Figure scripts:
# # # # #

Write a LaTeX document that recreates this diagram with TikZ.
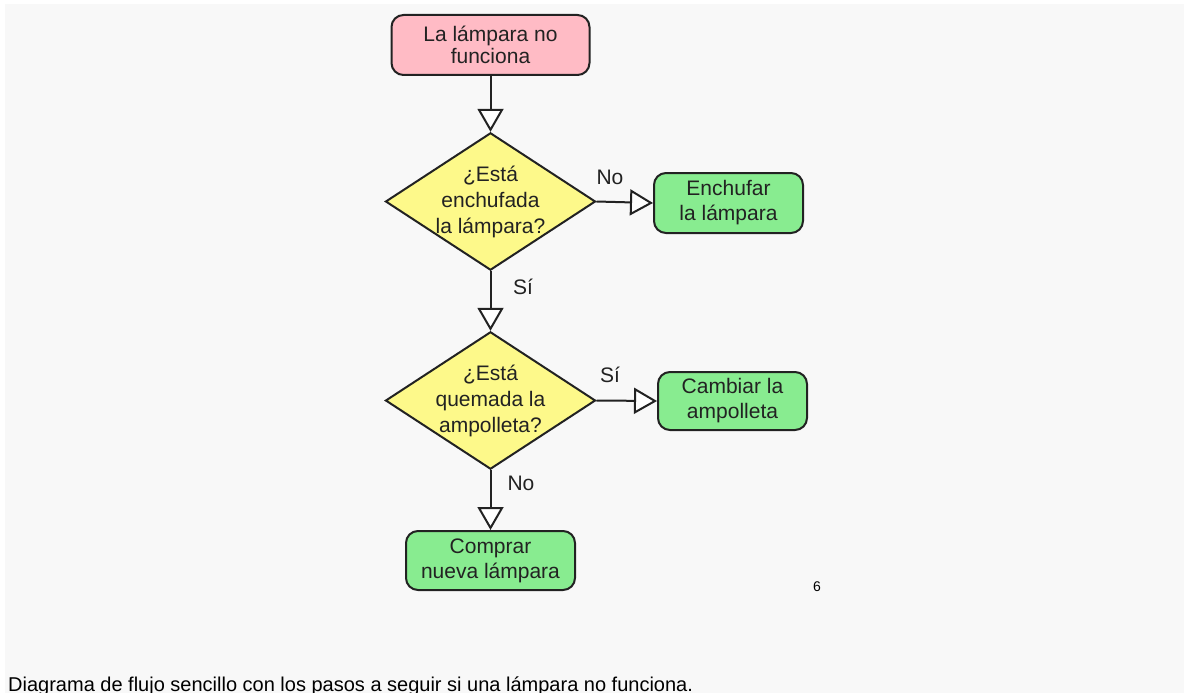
\documentclass[tikz,border=0pt]{standalone}
\usepackage{fontspec}
\setmainfont{Liberation Sans}
\usetikzlibrary{shapes.geometric,arrows.meta}
\definecolor{bggray}{HTML}{F8F8F8}
\definecolor{startpink}{HTML}{FFBBC5}
\definecolor{qyellow}{HTML}{FDF98A}
\definecolor{actgreen}{HTML}{88EC90}
\definecolor{txtdark}{HTML}{222222}
\tikzset{
  boxbase/.style={draw=txtdark, line width=2pt, rounded corners=12pt, align=center,
    text=txtdark, inner sep=0pt, font=\fontsize{21}{25}\selectfont},
  startbox/.style={boxbase, fill=startpink, minimum width=198pt, minimum height=60pt,
    font=\fontsize{21}{22}\selectfont},
  actbox/.style={boxbase, fill=actgreen, minimum width=149pt, minimum height=59pt},
  qbox/.style={diamond, draw=txtdark, line width=2pt, fill=qyellow, aspect=1.52,
    inner sep=-2pt, minimum width=210pt, minimum height=136pt, align=center,
    text=txtdark, font=\fontsize{21}{26}\selectfont},
  flow/.style={draw=txtdark, line width=2pt,
    -{Triangle[length=23pt, width=26pt, fill=white, line join=miter]}},
  lbl/.style={text=txtdark, font=\fontsize{21}{25}\selectfont, inner sep=0pt}
}
\begin{document}
\begin{tikzpicture}[x=1pt, y=-1pt]
\useasboundingbox (0,0) rectangle (1184,693);
\fill[white] (0,0) rectangle (1184,693);
\fill[bggray] (5,4) rectangle (1184,693);

\node[startbox] (start) at (490.5,45) {La lámpara no\\funciona};
\node[qbox] (q1) at (490.5,201.5) {¿Está\\enchufada\\la lámpara?};
\node[actbox, minimum height=60pt] (plug) at (728.5,203) {Enchufar\\la lámpara};
\node[qbox] (q2) at (490.5,400.5) {¿Está\\quemada la\\ampolleta?};
\node[actbox, minimum height=58pt] (change) at (732.5,401) {Cambiar la\\ampolleta};
\node[actbox, minimum width=169pt] (buy) at (490.5,560.5) {Comprar\\nueva lámpara};

\draw[flow] (start.south) -- (q1.north);
\draw[flow] (q1.east) -- (plug.west);
\draw[flow] (q1.south) -- (q2.north);
\draw[flow] (q2.east) -- (change.west);
\draw[flow] (q2.south) -- (buy.north);

\node[lbl] (l1) at (610,177) {No};
\node[lbl] (l2) at (523,287) {Sí};
\node[lbl] (l3) at (610,375) {Sí};
\node[lbl] (l4) at (521,483) {No};

\node[inner sep=0pt, font=\fontsize{14}{16}\selectfont] (pg) at (817,587) {6};
\node[anchor=base west, inner sep=0pt, text=black, font=\fontsize{20}{22}\selectfont] (cap) at (8,691)
  {Diagrama de flujo sencillo con los pasos a seguir si una lámpara no funciona.};
\end{tikzpicture}
\end{document}
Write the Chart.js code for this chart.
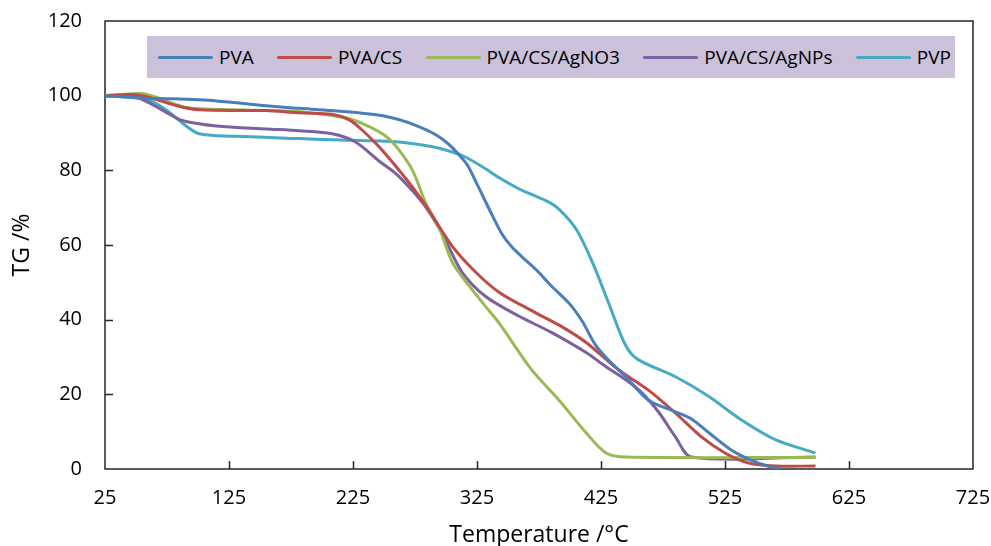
<!DOCTYPE html>
<html>
<head>
<meta charset="utf-8">
<script src="https://cdn.jsdelivr.net/npm/chart.js@4.4.1/dist/chart.umd.min.js"></script>
<style>
    html, body { margin: 0; padding: 0; background: #fff; }
    #wrap { position: relative; width: 991px; height: 546px; }
    #legend {
        position: absolute; left: 147px; top: 36px; width: 808px; height: 42px;
        background: #ccc1da; box-sizing: border-box; padding: 0 4px 0 11px;
        display: flex; align-items: center; justify-content: space-between;
        font-family: 'Open Sans', sans-serif; font-size: 19px; color: #000;
    }
    .item { display: flex; align-items: center; }
    .swatch { width: 55px; height: 3px; margin-right: 6px; border-radius: 2px; }
</style>
</head>
<body>
<div id="wrap">
    <canvas id="tg" width="991" height="546"></canvas>
    <div id="legend"></div>
</div>
<script>
// Valores (temperatura em °C, TG em %)
const pvaTemp = [25, 57, 75, 115, 155, 182, 208, 249, 276, 297, 316, 325, 335, 345, 353, 363, 373, 385, 399, 410, 420, 430, 445, 463, 485, 498, 512, 530, 546, 562, 570];
const pvaTG = [100, 99.3, 99.2, 98.6, 97.3, 96.6, 96, 94.6, 92, 88.4, 82, 76.3, 69.5, 63, 59.5, 56.3, 53.3, 49, 44.5, 39.5, 33.5, 29.5, 24.7, 18.5, 15.3, 13.4, 9.7, 5.1, 2.4, 0.5, 0];

const pvaCsTemp = [25, 47, 61, 83, 101, 155, 182, 208, 222, 233, 246, 260, 273, 284, 305, 324, 343, 372, 393, 413, 439, 463, 485, 506, 525, 544, 566, 598];
const pvaCsTG = [100, 100.3, 99.5, 97.3, 96.2, 96, 95.4, 95, 93.5, 90.6, 86.3, 80.9, 75.5, 70.4, 59.7, 52.7, 47.3, 41.9, 38.2, 33.9, 26.6, 21.2, 15, 8.6, 4.3, 1.6, 0.8, 0.8];

const agno3Temp = [25, 48, 56, 67, 88, 101, 155, 182, 220, 238, 252, 262, 273, 284, 295, 305, 319, 332, 343, 369, 391, 413, 429, 445, 598];
const agno3TG = [100, 100.5, 100.5, 99.5, 97, 96.5, 96, 95.7, 94, 91.7, 89, 85.5, 80, 71, 64.2, 55.4, 48.9, 43.5, 39, 26.6, 18.5, 9.7, 4.3, 3.2, 3.1];

const agnpsTemp = [25, 50, 65, 75, 88, 115, 155, 182, 208, 227, 246, 260, 273, 284, 295, 300, 313, 332, 359, 385, 413, 429, 445, 458, 472, 485, 498, 598];
const agnpsTG = [100, 99.6, 97.3, 95.4, 93.3, 91.9, 91.1, 90.6, 89.8, 87.6, 82.5, 79, 74.5, 70, 64.2, 61, 52.7, 46.2, 40.9, 36.6, 31.2, 27.4, 23.9, 20.4, 15, 8.6, 3.2, 3.2];

const pvpTemp = [25, 47, 61, 75, 88, 101, 142, 182, 208, 262, 289, 305, 316, 332, 343, 359, 381, 391, 405, 418, 431, 445, 455, 485, 512, 538, 566, 598];
const pvpTG = [100, 99.5, 98.7, 96, 92.5, 89.8, 89, 88.5, 88.2, 87.6, 86.3, 84.9, 83.5, 80.4, 78, 75, 71.8, 69.6, 64.2, 55.4, 44.6, 33, 29.3, 24.7, 19.4, 13.2, 7.8, 4.3];

const seriesNames = ['PVA', 'PVA/CS', 'PVA/CS/AgNO3', 'PVA/CS/AgNPs', 'PVP'];
const seriesColors = ['#4a7ebb', '#be4b48', '#98b954', '#7d60a0', '#46aac5'];
const xTicks = [25, 125, 225, 325, 425, 525, 625, 725];
const yTicks = [0, 20, 40, 60, 80, 100, 120];

const temps = [pvaTemp, pvaCsTemp, agno3Temp, agnpsTemp, pvpTemp];
const values = [pvaTG, pvaCsTG, agno3TG, agnpsTG, pvpTG];

const axisFont = { family: "'Open Sans', sans-serif", size: 20 };
const titleFont = { family: "'Open Sans', sans-serif", size: 23 };

// Moldura do gráfico e marcas de escala para dentro
const framePlugin = {
    id: 'frame',
    beforeDatasetsDraw(chart) {
        const { ctx, chartArea: a, scales: { x, y } } = chart;
        ctx.save();
        ctx.strokeStyle = '#262626';
        ctx.lineWidth = 1.5;
        ctx.strokeRect(a.left, a.top, a.right - a.left, a.bottom - a.top);
        ctx.beginPath();
        yTicks.slice(1, -1).forEach(v => {
            const py = Math.round(y.getPixelForValue(v)) + 0.5;
            ctx.moveTo(a.left, py);
            ctx.lineTo(a.left + 8, py);
        });
        xTicks.slice(1, -1).forEach(v => {
            const px = Math.round(x.getPixelForValue(v)) + 0.5;
            ctx.moveTo(px, a.bottom);
            ctx.lineTo(px, a.bottom - 8);
        });
        ctx.stroke();
        ctx.restore();
    }
};

const datasets = seriesNames.map((name, i) => ({
    label: name,
    data: temps[i].map((t, j) => ({ x: t, y: values[i][j] })),
    borderColor: seriesColors[i],
    borderWidth: 3,
    pointRadius: 0,
    tension: 0.3,
    fill: false,
}));

new Chart(document.getElementById('tg'), {
    type: 'line',
    data: { datasets },
    options: {
        responsive: false,
        animation: false,
        layout: { padding: { top: 21, right: 18, left: 0, bottom: 0 } },
        plugins: { legend: { display: false }, tooltip: { enabled: false } },
        scales: {
            x: {
                type: 'linear', min: 25, max: 725,
                afterBuildTicks: s => { s.ticks = xTicks.map(v => ({ value: v })); },
                afterFit: s => { s.height = 77; s.paddingLeft = 0; s.paddingRight = 0; },
                grid: { display: false, drawTicks: false },
                border: { display: false },
                ticks: { padding: 17, font: axisFont, color: '#000', maxRotation: 0, autoSkip: false },
                title: { display: true, text: 'Temperature /°C', font: titleFont, color: '#000', padding: { top: 0, bottom: -3 } }
            },
            y: {
                min: 0, max: 120,
                afterBuildTicks: s => { s.ticks = yTicks.map(v => ({ value: v })); },
                afterFit: s => { s.width = 105; s.paddingTop = 0; s.paddingBottom = 0; },
                grid: { display: false, drawTicks: false },
                border: { display: false },
                ticks: { padding: 23, font: axisFont, color: '#000' },
                title: { display: true, text: 'TG /%', font: titleFont, color: '#000', padding: { top: 9, bottom: 0 } }
            }
        }
    },
    plugins: [framePlugin]
});

// Legenda em HTML, dentro da área do gráfico
document.getElementById('legend').innerHTML = seriesNames.map((name, i) => `
    <div class="item"><span class="swatch" style="background:${seriesColors[i]}"></span>${name}</div>
`).join('');
</script>
</body>
</html>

# # # # #

- WORK REQUIRED -
Gather and return every line that holds the string "Write".

- RESULT OF THIS EXERCISE -
Write a LaTeX document that recreates this diagram with TikZ.
Write the Chart.js code for this chart.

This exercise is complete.